Following the 2016 season, I could hardly wait to take to the woods for yet another spring turkey season. After watching turkeys during deer season and scouting all throughout February and March, I had my sights set on several different locations as the 2017 season rolled around. On the morning of April 3, 2017, I decided to go on a solo hunt in Wilcox County in an area overlooking a local pasture. I scouted this area with trail cameras for quite some time, and I knew there should be birds in the area.

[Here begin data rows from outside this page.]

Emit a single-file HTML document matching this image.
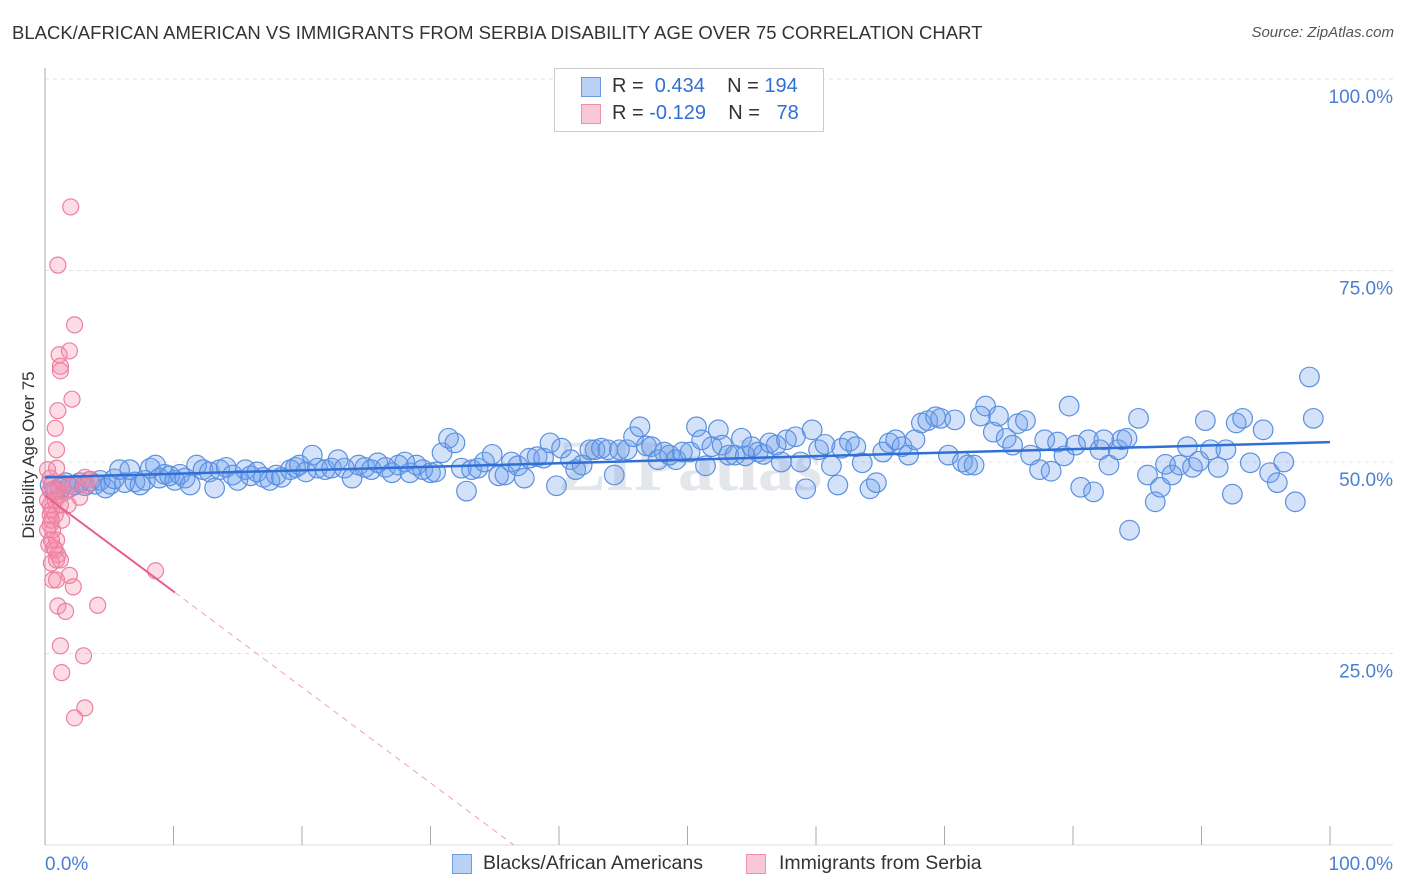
<!DOCTYPE html>
<html><head><meta charset="utf-8">
<style>
body{margin:0;background:#fff;font-family:"Liberation Sans",sans-serif;}
#wrap{position:relative;width:1406px;height:892px;overflow:hidden;}
.t{position:absolute;white-space:nowrap;}
</style></head>
<body>
<div id="wrap">
<div class="t" style="left:12px;top:22px;font-size:18.5px;color:#333;">BLACK/AFRICAN AMERICAN VS IMMIGRANTS FROM SERBIA DISABILITY AGE OVER 75 CORRELATION CHART</div>
<div class="t" style="right:12px;top:24px;font-size:15px;color:#555;font-style:italic;">Source: ZipAtlas.com</div>
<svg id="plot" width="1406" height="892" style="position:absolute;left:0;top:0"></svg>
</div>
<script>
const blueX=[0.4,0.8,1.2,1.6,1.9,2.3,2.7,3.1,3.5,3.9,4.3,4.7,5.1,5.4,5.8,6.2,6.6,7.0,7.4,7.8,8.2,8.6,8.9,9.3,9.7,10.1,10.5,10.9,11.3,11.8,12.3,12.8,13.2,13.6,14.1,14.6,15.0,15.6,16.0,16.5,17.0,17.5,18.0,18.4,19.1,19.5,19.8,20.3,20.8,21.2,21.8,22.3,22.8,23.3,23.9,24.4,24.9,25.4,25.9,26.5,27.0,27.5,28.0,28.4,28.9,29.4,30.0,30.4,30.9,31.4,31.9,32.4,32.8,33.2,33.7,34.2,34.8,35.3,35.8,36.3,36.8,37.3,37.7,38.3,38.8,39.3,39.8,40.2,40.9,41.3,41.8,42.4,42.8,43.3,43.8,44.3,44.7,45.3,45.8,46.3,46.8,47.2,47.7,48.2,48.6,49.1,49.6,50.2,50.7,51.1,51.4,51.9,52.4,52.7,53.2,53.7,54.2,54.5,55.0,55.5,55.9,56.4,56.9,57.3,57.7,58.4,58.8,59.2,59.7,60.2,60.7,61.2,61.7,62.0,62.6,63.1,63.6,64.2,64.7,65.2,65.7,66.2,66.7,67.2,67.7,68.2,68.7,69.3,69.7,70.3,70.8,71.4,71.8,72.3,72.8,73.2,73.8,74.2,74.8,75.3,75.7,76.3,76.7,77.4,77.8,78.3,78.8,79.3,79.7,80.2,80.6,81.2,81.6,82.1,82.4,82.8,83.5,83.8,84.2,84.4,85.1,85.8,86.4,86.8,87.2,87.7,88.3,88.9,89.3,89.8,90.3,90.7,91.3,91.9,92.4,92.7,93.2,93.8,94.8,95.3,95.9,96.4,97.3,98.4,98.7];
const blueY=[47.0,46.3,46.6,47.3,46.7,47.0,47.3,46.9,47.5,47.1,47.6,46.6,47.1,47.8,49.0,47.3,49.0,47.4,47.0,47.6,49.2,49.6,47.9,48.4,48.2,47.6,48.4,47.9,47.0,49.6,49.0,48.7,46.6,49.0,49.3,48.3,47.6,49.0,48.2,48.7,48.0,47.6,48.3,48.0,49.0,49.3,49.6,48.7,50.9,49.2,49.0,49.2,50.3,49.2,47.9,49.6,49.3,49.0,49.9,49.3,48.6,49.6,50.0,48.6,49.6,49.0,48.6,48.7,51.2,53.1,52.5,49.2,46.2,49.0,49.2,50.0,51.0,48.2,48.3,50.0,49.5,47.9,50.5,50.7,50.5,52.5,46.9,51.8,50.3,49.0,49.6,51.6,51.6,51.8,51.6,48.3,51.6,51.6,53.3,54.6,52.1,52.0,50.3,51.3,50.9,50.3,51.3,51.3,54.6,52.9,49.5,52.0,54.2,52.2,50.9,50.9,53.1,50.8,52.0,51.3,51.0,52.5,52.2,50.0,52.9,53.3,50.0,46.5,54.2,51.6,52.3,49.5,47.0,51.8,52.7,52.0,49.9,46.5,47.3,51.3,52.5,52.9,52.0,50.9,52.9,55.1,55.4,55.9,55.7,50.9,55.5,50.0,49.6,49.6,56.0,57.3,53.9,56.0,53.1,52.2,55.0,55.4,50.9,49.0,52.9,48.8,52.6,50.8,57.3,52.2,46.7,52.9,46.1,51.6,52.9,49.6,51.6,52.9,53.1,41.1,55.7,48.3,44.8,46.7,49.7,48.3,49.6,52.0,49.3,50.1,55.4,51.6,49.3,51.6,45.8,55.1,55.7,49.9,54.2,48.6,47.3,50.0,44.8,61.1,55.7];
const pinkX=[2.0,1.0,2.3,1.9,1.1,1.2,1.2,2.1,1.0,0.8,0.9,0.9,0.4,0.5,0.8,1.2,0.2,0.4,0.5,0.8,1.3,0.4,0.6,0.9,0.3,0.8,1.0,1.2,0.5,1.9,0.6,0.9,2.2,1.0,1.6,4.1,1.2,3.0,1.3,3.1,2.3,8.6,3.1,3.5,2.7,3.2,1.6,1.9,1.3,0.2,0.4,0.8,1.2,1.8,0.4,0.5,0.2,0.5,0.7,0.9];
const pinkY=[83.3,75.7,67.9,64.5,64.0,62.5,61.9,58.2,56.7,54.4,51.6,49.2,47.9,47.0,46.3,45.7,45.0,44.4,43.7,43.1,42.4,41.8,41.1,39.8,39.2,38.5,37.9,37.2,36.8,35.2,34.6,34.6,33.7,31.2,30.5,31.3,26.0,24.7,22.5,17.9,16.6,35.8,48.0,47.7,45.4,46.9,46.1,46.9,47.3,49.0,46.3,45.0,44.4,44.4,43.1,42.4,41.1,39.8,38.8,37.2];
const blueTrend=[48.0,52.6];
const pinkTrend={intercept:45.6,slope:-1.25,solidEnd:10.1};
const yTicks=[25,50,75,100];
const xTicks=[0,10,20,30,40,50,60,70,80,90,100];

const svg=document.getElementById('plot');
const NS='http://www.w3.org/2000/svg';
const X0=45,X1=1330,Y0=845,Y1=79;
const sx=v=>X0+(X1-X0)*v/100;
const sy=v=>Y0-(Y0-Y1)*v/100;
function mk(tag,attrs,parent){const e=document.createElementNS(NS,tag);for(const k in attrs)e.setAttribute(k,attrs[k]);(parent||svg).appendChild(e);return e;}

const wm=mk('text',{x:690,y:490,'font-size':72,'fill':'#e3e6eb','text-anchor':'middle','font-family':'Liberation Serif, serif','font-weight':'bold'});
wm.textContent='ZIPatlas';



for(const t of yTicks){
  const g=mk('line',{x1:X0,x2:1393,y1:sy(t),y2:sy(t),stroke:'#dde0e5','stroke-dasharray':'4,4','stroke-width':1});
  
  
  const l=mk('text',{x:1393,y:sy(t)+24,'font-size':19,fill:'#4a7fd4','text-anchor':'end','font-family':'Liberation Sans, sans-serif'});
  l.textContent=t.toFixed(1)+'%';
  
  
}
const ax=mk('line',{x1:X0,x2:X0,y1:68,y2:Y0,stroke:'#aaa','stroke-width':1});


const bx=mk('line',{x1:X0,x2:1393,y1:Y0,y2:Y0,stroke:'#ddd','stroke-width':1});


for(const t of xTicks){
  const tk=mk('line',{x1:sx(t),x2:sx(t),y1:826,y2:Y0,stroke:'#aaa','stroke-width':1});
  
  
}
const xl0=mk('text',{x:45,y:870,'font-size':19,fill:'#4a7fd4','font-family':'Liberation Sans, sans-serif'});
xl0.textContent='0.0%';


const xl1=mk('text',{x:1393,y:870,'font-size':19,fill:'#4a7fd4','text-anchor':'end','font-family':'Liberation Sans, sans-serif'});
xl1.textContent='100.0%';


const yt=mk('text',{x:34,y:455,'font-size':17,fill:'#333','text-anchor':'middle','transform':'rotate(-90 34 455)','font-family':'Liberation Sans, sans-serif'});
yt.textContent='Disability Age Over 75';



blueX.forEach((v,i)=>{
  const c=mk('circle',{cx:sx(v),cy:sy(blueY[i]),r:9.8,fill:'rgba(110,160,235,0.3)',stroke:'#5b90e0','stroke-width':1.2});
  
  
});
pinkX.forEach((v,i)=>{
  const c=mk('circle',{cx:sx(v),cy:sy(pinkY[i]),r:8,fill:'rgba(245,140,170,0.3)',stroke:'#ee7fa0','stroke-width':1.2});
  
  
});
const bt=mk('line',{x1:sx(0),y1:sy(blueTrend[0]),x2:sx(100),y2:sy(blueTrend[1]),stroke:'#2f6fd6','stroke-width':2.5});


const pe=pinkTrend.solidEnd, pz=-pinkTrend.intercept/pinkTrend.slope;
const pt=mk('line',{x1:sx(0),y1:sy(pinkTrend.intercept),x2:sx(pe),y2:sy(pinkTrend.intercept+pinkTrend.slope*pe),stroke:'#e8608a','stroke-width':2});


const pd=mk('line',{x1:sx(pe),y1:sy(pinkTrend.intercept+pinkTrend.slope*pe),x2:sx(pz),y2:sy(0),stroke:'#eea0b8','stroke-width':1,'stroke-dasharray':'6,5'});


</script>
<div class="t" style="left:554px;top:68px;width:268px;height:62px;border:1px solid #ccc;background:#fff;">
  <div style="position:absolute;left:26px;top:8px;width:18px;height:18px;background:#b9d2f3;border:1px solid #6a9be0;"></div>
  <div class="t" style="left:57px;top:6px;font-size:20px;color:#333;">R = <span style="color:#2f6fd6">&nbsp;0.434</span>&nbsp;&nbsp;&nbsp; N = <span style="color:#2f6fd6">194</span></div>
  <div style="position:absolute;left:26px;top:35px;width:18px;height:18px;background:#f9c8d6;border:1px solid #ee8fab;"></div>
  <div class="t" style="left:57px;top:33px;font-size:20px;color:#333;">R = <span style="color:#2f6fd6">-0.129</span>&nbsp;&nbsp;&nbsp; N = <span style="color:#2f6fd6">&nbsp;&nbsp;78</span></div>
</div>
<div style="position:absolute;left:452px;top:854px;width:18px;height:18px;background:#b9d2f3;border:1px solid #6a9be0;"></div>
<div class="t" style="left:483px;top:852px;font-size:19.5px;color:#333;">Blacks/African Americans</div>
<div style="position:absolute;left:746px;top:854px;width:18px;height:18px;background:#f9c8d6;border:1px solid #ee8fab;"></div>
<div class="t" style="left:779px;top:852px;font-size:19.5px;color:#333;">Immigrants from Serbia</div>
</body></html>
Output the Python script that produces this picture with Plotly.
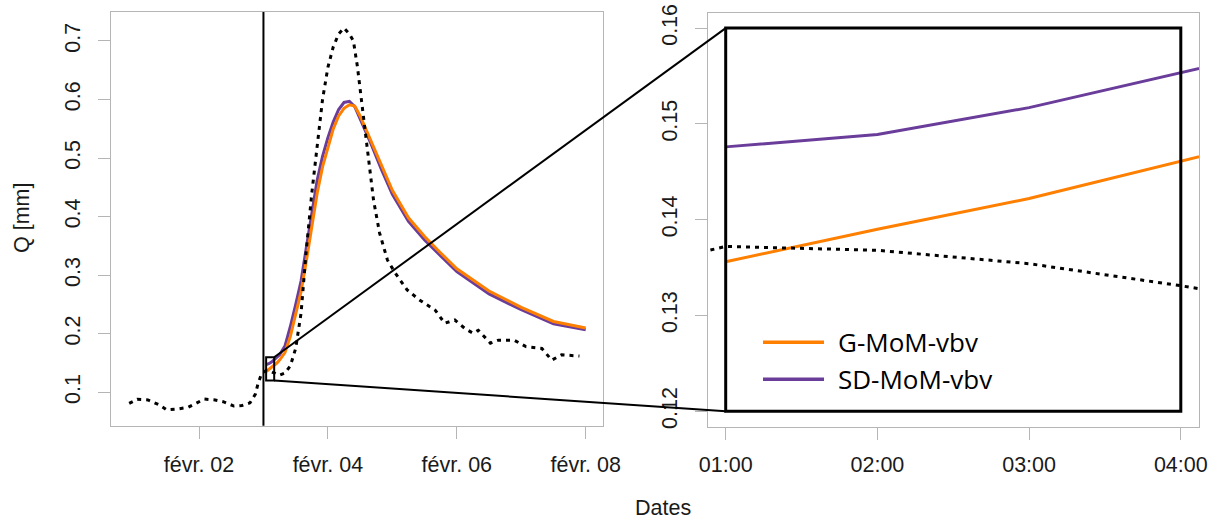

The morning began with the most gobbles I have ever heard, and after a light tree-call and a fly-down cackle, the birds seemed to hit the ground earlier than usual. I was preparing to self-film on this morning, but the turkeys topped the hill so quickly that I was unable to hit record for fear of blowing the hunt. After quickly shouldering my Beretta, with some clucks and soft purrs on my diaphragm, I managed to get each of these birds into range. I shot the bird that appeared to have the biggest beard. After walking up to this bird, it was easy to tell that he too was special. The final measurements for my 2017 gobbler were 24-lbs., 13.5-ozs., with an 11-inch beard and a set of 1 1/2- and 1 7/16-inch spurs. I was also excited after the registration of this bird to learn that it was the new record typical gobbler for Wilcox County.
I managed to kill two record-class gobblers the first week of April. While I have had success in late March, it seems as if my best success has occurred in the early days of April. While I do not expect to follow up in 2018 with anything comparable to these two birds, I do plan on taking to the woods as usual in hopes of yet another interaction with a trophy spring gobbler.